We'll split our variables into features and target. The target is the classification itself -- did the user register or not? The features are the user attributes such as their age, household size, number of dependents, industry, and gender. So the question is -- can we accurately predict whether or not a user will register based on their attributes?
# identify the feature and target dataset
features = df[1:].values
target = df['registered'].values
We want to split our dataset into a training and test set. Our model with train the algorithm using the training set and then test the model on the test set, giving us an accuracy score as an output. We also want to estimate how accurately our model makes predictions.
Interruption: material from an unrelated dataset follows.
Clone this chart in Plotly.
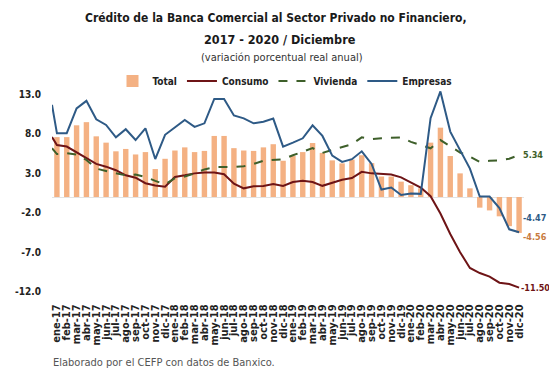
import plotly.graph_objects as go

# ---------------- data ----------------
months = ["ene-17", "feb-17", "mar-17", "abr-17", "may-17", "jun-17", "jul-17", "ago-17", "sep-17", "oct-17", "nov-17", "dic-17",
          "ene-18", "feb-18", "mar-18", "abr-18", "may-18", "jun-18", "jul-18", "ago-18", "sep-18", "oct-18", "nov-18", "dic-18",
          "ene-19", "feb-19", "mar-19", "abr-19", "may-19", "jun-19", "jul-19", "ago-19", "sep-19", "oct-19", "nov-19", "dic-19",
          "ene-20", "feb-20", "mar-20", "abr-20", "may-20", "jun-20", "jul-20", "ago-20", "sep-20", "oct-20", "nov-20", "dic-20"]

total = [7.6, 7.6, 9.1, 9.5, 7.7, 6.9, 5.8, 6.1, 5.4, 5.7, 3.55, 4.85,
         5.9, 6.3, 5.7, 5.85, 7.75, 7.75, 6.2, 5.9, 5.85, 6.3, 6.7, 4.6,
         5.2, 5.7, 6.85, 5.6, 4.65, 4.27, 4.75, 5.3, 4.3, 2.6, 2.6, 1.95,
         1.5, 1.1, 6.9, 8.8, 5.2, 3.0, 1.1, -1.35, -1.7, -2.45, -3.7, -4.56]

consumo = [6.6, 6.4, 5.65, 5.0, 4.2, 3.85, 3.4, 2.75, 2.45, 1.75, 1.45, 1.3,
           2.55, 2.75, 3.0, 3.1, 3.1, 2.9, 1.7, 1.1, 1.35, 1.4, 1.65, 1.4,
           1.9, 2.05, 1.9, 1.42, 1.86, 2.2, 2.4, 3.2, 3.0, 2.95, 2.85, 2.5,
           1.85, 1.2, 0.1, -2.1, -4.7, -7.0, -9.0, -9.65, -10.1, -10.87, -11.05, -11.50]

vivienda = [5.45, 5.55, 5.4, 4.7, 3.6, 3.3, 3.05, 2.75, 2.85, 2.55, 2.05, 1.6,
            2.4, 2.6, 3.0, 3.5, 3.8, 3.8, 3.8, 3.9, 4.2, 4.6, 4.7, 4.8,
            5.3, 5.75, 6.2, 5.6, 5.96, 6.39, 6.7, 7.57, 7.35, 7.45, 7.5, 7.57,
            7.0, 6.55, 6.18, 7.23, 6.39, 5.65, 5.12, 4.45, 4.6, 4.65, 4.85, 5.34]

empresas = [8.1, 8.1, 11.25, 12.2, 9.86, 9.14, 7.57, 8.6, 7.23, 8.72, 4.82, 7.9,
            8.8, 9.77, 8.9, 9.35, 12.44, 12.44, 10.35, 9.98, 9.35, 9.56, 9.95, 6.39,
            6.9, 7.45, 9.1, 7.75, 5.25, 4.45, 4.8, 5.8, 4.2, 0.95, 1.2, 0.25,
            0.46, 0.4, 10.0, 13.4, 8.3, 6.0, 3.6, 0.05, 0.05, -1.4, -4.1, -4.47]

# value of each line at the left edge of the plot (previous month, dic-16)
lead_consumo = 7.6
lead_vivienda = 6.2
lead_empresas = 11.7

y_ticks = [13.0, 8.0, 3.0, -2.0, -7.0, -12.0]

# ---------------- styles ----------------
C_TOTAL = "#F4B183"
C_CONS = "#6E1416"
C_VIV = "#3E5F2A"
C_EMP = "#2E5A86"
FONT = "Liberation Sans Narrow, DejaVu Sans Condensed, Arial Narrow, Roboto, sans-serif"

x_idx = list(range(len(months)))
x_range = [-0.5, len(months) - 0.5]
x_line = [x_range[0]] + x_idx

fig = go.Figure()
fig.add_trace(go.Bar(x=x_idx, y=total, name="Total", marker=dict(color=C_TOTAL, line=dict(width=0))))
fig.add_trace(go.Scatter(x=x_line, y=[lead_consumo] + consumo, name="Consumo", mode="lines",
                         line=dict(color=C_CONS, width=2)))
fig.add_trace(go.Scatter(x=x_line, y=[lead_vivienda] + vivienda, name="Vivienda", mode="lines",
                         line=dict(color=C_VIV, width=2, dash="dash")))
fig.add_trace(go.Scatter(x=x_line, y=[lead_empresas] + empresas, name="Empresas", mode="lines",
                         line=dict(color=C_EMP, width=2)))

end_labels = [
    (vivienda[-1], C_VIV, -3, 0),
    (empresas[-1], C_EMP, -3, 14),
    (total[-1], "#C87A3E", -3, -4),
    (consumo[-1], C_CONS, -5, 0),
]
annotations = []
for val, col, xs, ys in end_labels:
    annotations.append(dict(x=1.0, y=val, xref="paper", yref="y", text=f"<b>{val:.2f}</b>", showarrow=False,
                            xanchor="left", yanchor="middle", xshift=xs, yshift=ys,
                            font=dict(family=FONT, size=9, color=col)))

W, H = 549, 374
plot_left, plot_right = 52, 524
plot_top, plot_bottom = 87, 293
ph = plot_bottom - plot_top


def py(pix):
    return (plot_bottom - pix) / ph


def px(pix):
    return (pix - plot_left) / (plot_right - plot_left)


annotations += [
    dict(x=px(276), y=py(18), xref="paper", yref="paper", showarrow=False, xanchor="center", yanchor="middle",
         text="<b>Crédito de la Banca Comercial al Sector Privado no Financiero,</b>",
         font=dict(family=FONT, size=12, color="#1a1a1a")),
    dict(x=px(280), y=py(39), xref="paper", yref="paper", showarrow=False, xanchor="center", yanchor="middle",
         text="<b>2017 - 2020 / Diciembre</b>", font=dict(family=FONT, size=12.5, color="#1a1a1a")),
    dict(x=px(282), y=py(57), xref="paper", yref="paper", showarrow=False, xanchor="center", yanchor="middle",
         text="(variación porcentual real anual)", font=dict(family=FONT, size=11, color="#333333")),
    dict(x=px(51), y=py(362), xref="paper", yref="paper", showarrow=False, xanchor="left", yanchor="middle",
         text="Elaborado por el CEFP con datos de Banxico.", font=dict(family=FONT, size=11, color="#555555")),
]

fig.update_layout(
    width=W, height=H,
    margin=dict(l=plot_left, r=W - plot_right, t=plot_top, b=H - plot_bottom, pad=0, autoexpand=False),
    paper_bgcolor="white", plot_bgcolor="white",
    bargap=0.45,
    hovermode=False,
    font=dict(family=FONT, color="#222222"),
    showlegend=True,
    legend=dict(orientation="h", x=px(285), y=py(81), xanchor="center", yanchor="middle",
                font=dict(family=FONT, size=10, color="#222222", weight="bold"),
                itemwidth=30, tracegroupgap=0, bgcolor="rgba(0,0,0,0)"),
    annotations=annotations,
    xaxis=dict(range=x_range, tickmode="array", tickvals=x_idx, ticktext=months, tickangle=-90,
               tickfont=dict(family=FONT, size=11, color="#222222", weight="bold"),
               showgrid=False, zeroline=False, showline=False, ticks="outside", ticklen=6,
               tickcolor="rgba(0,0,0,0)", fixedrange=True, automargin=False),
    yaxis=dict(range=[-12.18, 13.96], tickmode="array", tickvals=y_ticks,
               ticktext=[f"{v:.1f}" for v in y_ticks],
               tickfont=dict(family=FONT, size=10, color="#222222", weight="bold"),
               showgrid=False, zeroline=True, zerolinecolor="#e3e3e3", zerolinewidth=1,
               showline=False, ticks="outside", ticklen=8, tickcolor="rgba(0,0,0,0)", fixedrange=True,
               automargin=False),
)

# remove the browser's default 8px page margin so the figure sits at the window's top-left corner
fig.write_html("out.html", config={"displayModeBar": False, "staticPlot": True},
               post_script="document.body.style.margin='0px';document.body.style.overflow='hidden';")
So in order to do both we use KFold() which will give us as many indexes as we want for training and testing purposes.
def cross_validate(features, target, classifier, k_fold) :
'''Calculates average accuracy of classification
algorithm using kfold crossvalidation'''
# derive a set of (random) training and testing indices
k_fold_indices = KFold(len(features), n_folds=k_fold,
shuffle=True, random_state=0)
# for each training and testing slices run the classifier, and score the results
k_score_total = 0
for train_slice, test_slice in k_fold_indices :
model = classifier.fit(features[train_slice],
target[train_slice])
k_score = model.score(features[test_slice],
target[test_slice])
k_score_total += k_score
# return the average accuracy
return k_score_total/k_fold
We also want to test the accuracy of our model as we change the number of decision trees in the forest. We want to see how the number of trees affect the accuracy of our results and hopefully find a maximum.
for n in range(10,51,10):
model = RandomForestClassifier(n)
score = cross_validate(features, target, model, 5)
print '{0} estimators for RF - {1}'.format(n, score)
Our results show that we can achieve ~66% accuracy in predicting whether or not a user registers based on their attributes. That's not really very accurate but it's better than a coin flip.